How to Understand Bitcoin Mining Economics and Risks

  • Hashprice Environment: The current spot hashprice stands at approximately $28 to $29 per petahash per second (PH/s) per day, roughly 23% below the $36 to $38 range that industry analysts at CoinShares identified in Q1 2026 as near breakeven for many miners. This compressed margin means Bitplanet must operate efficiently to remain profitable.
  • Equipment and Hosting Complexity: Unlike purchasing Bitcoin outright, mining requires Bitplanet to manage mining hardware, hosting arrangements, and ongoing repairs. These operational responsibilities introduce additional risk and complexity compared to treasury-only strategies.
  • Network Difficulty Volatility: Bitcoin's network adjusts mining difficulty every two weeks to maintain a consistent block production rate. When more miners join the network, difficulty increases, reducing rewards per unit of computing power. Bitplanet must account for this variable in its production forecasts.

What Does This Mean for Bitcoin's Institutional Adoption?

Bitplanet's mining expansion signals growing institutional confidence in Bitcoin as a long-term asset. Rather than treating Bitcoin as a speculative holding, the company is building infrastructure to produce it directly. This approach mirrors strategies employed by other major Bitcoin holders who view the asset as a core treasury component.

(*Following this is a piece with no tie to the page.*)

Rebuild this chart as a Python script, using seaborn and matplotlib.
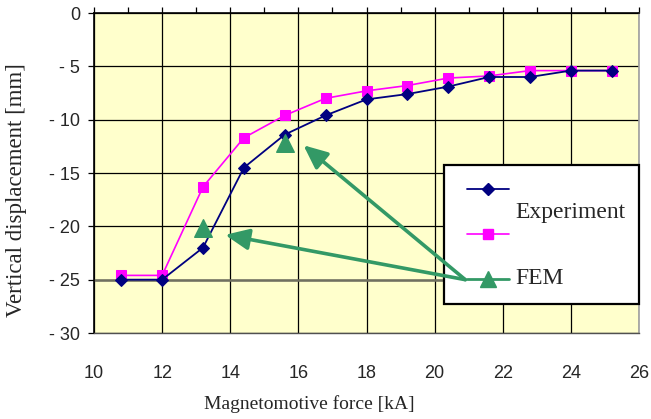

The partnership with Antalpha, a Nasdaq-listed entity, also reflects how Bitcoin mining is becoming increasingly professionalized and integrated into mainstream corporate finance. South Korean companies have emerged as aggressive players in the Bitcoin treasury space, and Bitplanet's move underscores this regional trend.

Bitplanet's strategy extends beyond simple accumulation. By controlling its own production through mining, the company reduces dependence on market liquidity and pricing dynamics. This vertical integration approach, while riskier operationally, provides greater autonomy over Bitcoin acquisition timing and volume.